While I was on vacation in the UK I wanted to find the perfect kitschy souvenir. It should be the equivalent of a china teacup that says “Memento of Lyme Regis”, but should be something you would buy in Hot Topic. I imagined that somewhere in London I might find a completely ridiculous tea towel or dish towel printed with album covers by The Smiths or the Sex Pistols. Instead, I found dishtowels with mummies on them from the British Museum, and tea towels commemorating the Battle of Britain from Walton-on-the-Naze. What does it take to get a punk rock tea towel!?

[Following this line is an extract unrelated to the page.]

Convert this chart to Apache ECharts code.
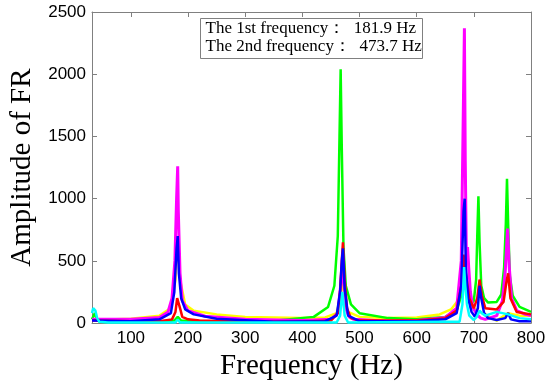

When I got back, my sister Minnie (Thank You For Not Being Perky and Indie Craft Gossip ) had made me punk rock tea towels by creating custom fabric with Spoonflower!

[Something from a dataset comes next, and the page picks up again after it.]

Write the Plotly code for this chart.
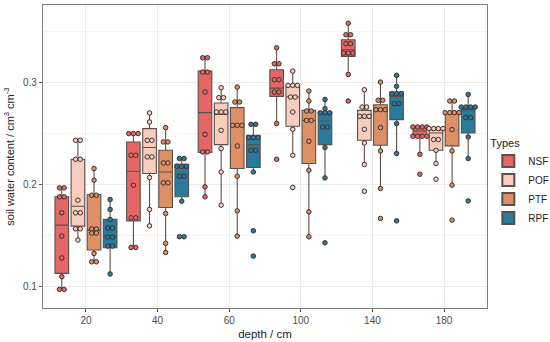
import plotly.graph_objects as go

depths = ["20", "40", "60", "100", "140", "180"]
types = ["NSF", "POF", "PTF", "RPF"]
colors = ["#E46766", "#F8CDBD", "#DD9066", "#2A7A9C"]

# box statistics (lower whisker, q1, median, q3, upper whisker) per depth
NSF_lo = [0.0967, 0.1385, 0.1876, 0.2595, 0.3078, 0.2294]
NSF_q1 = [0.1124, 0.1640, 0.2311, 0.2863, 0.3255, 0.2471]
NSF_med = [0.1598, 0.2127, 0.2703, 0.2944, 0.3320, 0.2523]
NSF_q3 = [0.1876, 0.2415, 0.3111, 0.3124, 0.3419, 0.2562]
NSF_hi = [0.1964, 0.2497, 0.3242, 0.3340, 0.3581, 0.2562]

POF_lo = [0.1451, 0.1591, 0.1794, 0.2284, 0.2193, 0.2203]
POF_q1 = [0.1588, 0.2105, 0.2389, 0.2569, 0.2431, 0.2333]
POF_med = [0.1784, 0.2360, 0.2686, 0.2856, 0.2654, 0.2503]
POF_q3 = [0.2245, 0.2546, 0.2798, 0.2971, 0.2725, 0.2536]
POF_hi = [0.2431, 0.2700, 0.2948, 0.3111, 0.2928, 0.2546]

PTF_lo = [0.1238, 0.1330, 0.1490, 0.1484, 0.1958, 0.1990]
PTF_q1 = [0.1353, 0.1771, 0.2154, 0.2203, 0.2382, 0.2376]
PTF_med = [0.1549, 0.2120, 0.2578, 0.2627, 0.2732, 0.2693]
PTF_q3 = [0.1899, 0.2333, 0.2752, 0.2725, 0.2781, 0.2703]
PTF_hi = [0.2154, 0.2556, 0.2954, 0.2915, 0.3003, 0.2817]

RPF_lo = [0.1118, 0.1833, 0.2120, 0.2062, 0.2301, 0.2252]
RPF_q1 = [0.1376, 0.1876, 0.2164, 0.2389, 0.2634, 0.2503]
RPF_med = [0.1490, 0.2160, 0.2389, 0.2621, 0.2863, 0.2732]
RPF_q3 = [0.1654, 0.2196, 0.2480, 0.2709, 0.2905, 0.2758]
RPF_hi = [0.1850, 0.2252, 0.2588, 0.2833, 0.3069, 0.2882]

# observations per depth
NSF_points = [
    [0.1964, 0.1964, 0.1876, 0.1876, 0.1719, 0.149, 0.1275, 0.1091, 0.0967, 0.0967],
    [0.2497, 0.2497, 0.2497, 0.2284, 0.2284, 0.199, 0.167, 0.167, 0.1379, 0.1379],
    [0.3242, 0.3242, 0.3101, 0.3101, 0.2905, 0.249, 0.2317, 0.2317, 0.1974, 0.1876],
    [0.334, 0.3183, 0.3183, 0.3026, 0.3026, 0.2905, 0.2905, 0.2595, 0.2245],
    [0.3581, 0.3468, 0.3468, 0.338, 0.338, 0.3288, 0.3288, 0.3288, 0.3078, 0.2817],
    [0.2562, 0.2562, 0.2562, 0.2562, 0.2471, 0.2471, 0.2471, 0.2471, 0.2294, 0.2098],
]
POF_points = [
    [0.2431, 0.2431, 0.2245, 0.2245, 0.1843, 0.1719, 0.1719, 0.1562, 0.1562, 0.1451],
    [0.27, 0.2611, 0.2431, 0.2431, 0.2268, 0.2268, 0.2066, 0.1752, 0.1591],
    [0.2948, 0.285, 0.285, 0.2709, 0.2709, 0.2709, 0.2529, 0.235, 0.212, 0.1794],
    [0.3111, 0.2971, 0.2971, 0.2971, 0.2856, 0.2856, 0.2709, 0.2539, 0.2284, 0.1968],
    [0.2928, 0.2758, 0.2758, 0.2667, 0.2667, 0.2667, 0.2539, 0.2405, 0.2193, 0.1931],
    [0.2546, 0.2546, 0.2546, 0.2546, 0.2438, 0.2438, 0.2333, 0.2203, 0.2049],
]
PTF_points = [
    [0.2154, 0.2039, 0.1892, 0.1892, 0.156, 0.156, 0.152, 0.152, 0.132, 0.1238, 0.1238],
    [0.2556, 0.2415, 0.2415, 0.2209, 0.2209, 0.2013, 0.2013, 0.1712, 0.1419, 0.133],
    [0.2954, 0.2807, 0.2807, 0.2578, 0.2578, 0.2578, 0.2375, 0.2078, 0.1738, 0.149],
    [0.2915, 0.2817, 0.2719, 0.2719, 0.2627, 0.2627, 0.2422, 0.2137, 0.1729, 0.1484],
    [0.3003, 0.2824, 0.2824, 0.2732, 0.2732, 0.2732, 0.2556, 0.2327, 0.1958, 0.1664],
    [0.2817, 0.2817, 0.2703, 0.2703, 0.2703, 0.2703, 0.2536, 0.2327, 0.199, 0.1647],
]
RPF_points = [
    [0.185, 0.1752, 0.1654, 0.157, 0.157, 0.148, 0.148, 0.1392, 0.1392, 0.1118],
    [0.2252, 0.2252, 0.2176, 0.2176, 0.2176, 0.2078, 0.2078, 0.1833, 0.1484, 0.1484],
    [0.2588, 0.2588, 0.2458, 0.2458, 0.2458, 0.2333, 0.2333, 0.212, 0.1542, 0.1294],
    [0.2833, 0.2742, 0.2701, 0.2701, 0.2701, 0.2562, 0.2562, 0.236, 0.2062, 0.1425],
    [0.3069, 0.2961, 0.2889, 0.2889, 0.2889, 0.2791, 0.2791, 0.2595, 0.2301, 0.164],
    [0.2882, 0.2758, 0.2758, 0.2758, 0.2758, 0.2654, 0.2654, 0.2464, 0.2252, 0.1836],
]

stats = {
    "NSF": (NSF_lo, NSF_q1, NSF_med, NSF_q3, NSF_hi, NSF_points),
    "POF": (POF_lo, POF_q1, POF_med, POF_q3, POF_hi, POF_points),
    "PTF": (PTF_lo, PTF_q1, PTF_med, PTF_q3, PTF_hi, PTF_points),
    "RPF": (RPF_lo, RPF_q1, RPF_med, RPF_q3, RPF_hi, RPF_points),
}

slot = 0.225
box_w = 0.19
tie_step = 0.065
edge = "#5b5049"

fig = go.Figure()
point_traces = []
for k, t in enumerate(types):
    lo, q1, med, q3, hi, pts = stats[t]
    off = (k - 1.5) * slot
    xs = [i + off for i in range(len(depths))]
    fig.add_trace(go.Box(
        x=xs, q1=q1, median=med, q3=q3, lowerfence=lo, upperfence=hi,
        width=box_w, name=t, fillcolor=colors[k],
        line=dict(color=edge, width=1.1), whiskerwidth=0,
        boxpoints=False, hoverinfo="skip",
    ))
    px, py = [], []
    for i, vals in enumerate(pts):
        counts = {}
        for v in vals:
            counts[v] = counts.get(v, 0) + 1
        for v, n in counts.items():
            for j in range(n):
                px.append(xs[i] + (j - (n - 1) / 2) * tie_step)
                py.append(v)
    point_traces.append(go.Scatter(
        x=px, y=py, mode="markers", showlegend=False, hoverinfo="skip",
        marker=dict(size=4.5, color=colors[k], line=dict(color="#3b3030", width=1)),
    ))
for tr in point_traces:
    fig.add_trace(tr)

fig.update_layout(
    width=550, height=342,
    margin=dict(l=43, r=63, t=5, b=34, autoexpand=False),
    paper_bgcolor="white", plot_bgcolor="white",
    font=dict(family="Liberation Sans, Arial, sans-serif", color="#222222"),
    boxmode="overlay",
    legend=dict(
        title=dict(text="Types", font=dict(size=11, color="#222")),
        x=1.003, xanchor="left", y=0.58, yanchor="top",
        bgcolor="rgba(0,0,0,0)",
        font=dict(size=10, color="#222"), tracegroupgap=0, itemsizing="constant",
        itemwidth=30,
    ),
)
fig.update_xaxes(
    range=[-0.6, 5.6], tickmode="array", tickvals=list(range(len(depths))),
    ticktext=depths, showgrid=True, gridcolor="#ebebeb", gridwidth=1,
    zeroline=False, showline=True, linecolor="#7f7f7f", linewidth=1.3, mirror=True,
    ticks="outside", ticklen=3, tickcolor="#555", tickfont=dict(size=10, color="#4d4d4d"),
    title=dict(text="depth / cm", font=dict(size=11.5, color="#222"), standoff=4),
)
fig.update_yaxes(
    range=[0.0784, 0.376], tickvals=[0.1, 0.2, 0.3], ticktext=["0.1", "0.2", "0.3"],
    showgrid=True, gridcolor="#ebebeb", gridwidth=1,
    minor=dict(tickvals=[0.15, 0.25, 0.35], showgrid=True, gridcolor="#f4f4f4", gridwidth=1),
    zeroline=False, showline=True, linecolor="#7f7f7f", linewidth=1.3, mirror=True,
    ticks="outside", ticklen=3, tickcolor="#555", tickfont=dict(size=10, color="#4d4d4d"),
    title=dict(text="soil water content / cm<sup>3</sup> cm<sup>-3</sup>",
               font=dict(size=11, color="#222"), standoff=6),
)

fig.write_html("out.html", config={"displayModeBar": False},
               post_script="document.body.style.margin='0';document.body.style.padding='0';")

One is a Sex Pistols 2010 calendar and the other has a photo of the Queen with a safety pin through her nose. You can buy them from Spoonflower or make your own. I now can wrap loaves of bread in the Queen’s face or wipe the table with Sid Vicious. The towels look hilarious hung up in the kitchen.

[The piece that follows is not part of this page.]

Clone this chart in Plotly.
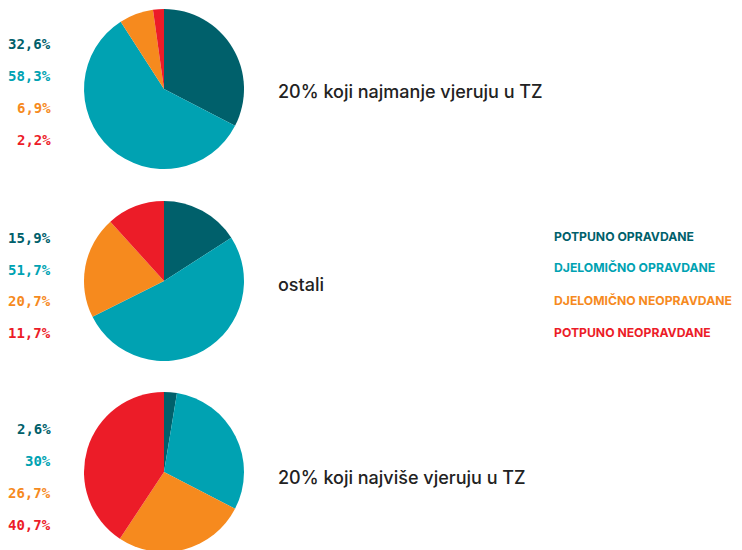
import plotly.graph_objects as go

categories = ["POTPUNO OPRAVDANE", "DJELOMIČNO OPRAVDANE", "DJELOMIČNO NEOPRAVDANE", "POTPUNO NEOPRAVDANE"]
colors = ["#00606b", "#00a2b2", "#f68a1e", "#ec1c28"]
group_titles = ["20% koji najmanje vjeruju u TZ", "ostali", "20% koji najviše vjeruju u TZ"]
values_least = [32.6, 58.3, 6.9, 2.2]
values_others = [15.9, 51.7, 20.7, 11.7]
values_most = [2.6, 30, 26.7, 40.7]
labels_least = ["32,6%", "58,3%", "6,9%", "2,2%"]
labels_others = ["15,9%", "51,7%", "20,7%", "11,7%"]
labels_most = ["2,6%", "30%", "26,7%", "40,7%"]

# page has an 8px body margin; compensate so the picture lands where the reference is
OFF = 8
W, H = 742, 550
groups = [values_least, values_others, values_most]
group_labels = [labels_least, labels_others, labels_most]
pie_tops = [9, 201, 392]
pie_size = 160
label_rows = [[44, 76, 108, 140], [238, 270, 301, 333], [429, 461, 493, 525]]
title_y = [92, 284, 477]
legend_y = [236, 268, 300, 332]


def px(x):
    return (x - OFF) / W


def py(y):
    return 1 - (y - OFF) / H


fig = go.Figure()
annotations = []
for gi, vals in enumerate(groups):
    top = pie_tops[gi]
    bottom = top + pie_size
    fig.add_trace(go.Pie(
        labels=categories, values=vals, sort=False, direction="clockwise", rotation=0,
        marker=dict(colors=colors, line=dict(width=0)),
        textinfo="none", hoverinfo="label+percent", showlegend=False,
        domain=dict(x=[px(84), px(244)], y=[max(py(bottom), 0), min(py(top), 1)]),
    ))
    for ci, lab in enumerate(group_labels[gi]):
        annotations.append(dict(
            text=f"<b>{lab}</b>", x=px(53), y=py(label_rows[gi][ci]),
            xref="paper", yref="paper", xanchor="right", yanchor="middle", showarrow=False,
            font=dict(family="DejaVu Sans Mono", size=14, color=colors[ci]),
        ))
    annotations.append(dict(
        text=group_titles[gi], x=px(276), y=py(title_y[gi]),
        xref="paper", yref="paper", xanchor="left", yanchor="middle", showarrow=False,
        font=dict(family="Inter", size=18, color="#222222", weight=500),
    ))

for ci, cat in enumerate(categories):
    annotations.append(dict(
        text=f"<b>{cat}</b>", x=px(552), y=py(legend_y[ci]),
        xref="paper", yref="paper", xanchor="left", yanchor="middle", showarrow=False,
        font=dict(family="Inter", size=12.2, color=colors[ci]),
    ))

fig.update_layout(
    width=W, height=H, margin=dict(l=0, r=0, t=0, b=0),
    paper_bgcolor="white", plot_bgcolor="white",
    annotations=annotations,
)
fig.write_html("out.html")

Anyway, why confine semi-ironic retro-hipster album images to things like tshirts and skateboard stickers? Put them on places they have absolutely no business being. There should also be retro postcards in this series of nostalgic music for Gen X dorkwads. For example, the “Welcome to Sunny L.A.” postcard and dishtowel would have a picture of The Runaways rather than some orange trees and the Hollywood sign. We don’t have to limit it to punk or new wave, either. We could have general pop culture souvenirs, like giant pencils with pictures of Lady Gaga’s greatest videos, or fridge magnets depicting Janet Jackson’s nipple slip at the Super Bowl. There should also be lolcat dishtowels. I’m waiting! Get busy, crafters!
Back to the “Battle of Britain” dishtowel. That one boggled my mind. It has little airplanes all over the map of Britain and the names of famous air battles. Who would buy that? Other than me – I am now its proud owner. More to the point, who would manufacture it? At what point during or after a war do you make commemorative tea towels of its horrible battles and bombings? Do you have to have won the war, but suffered in the specific battles? Because I really can’t picture the “Bombing of Dresden” dishtowels being made by either side.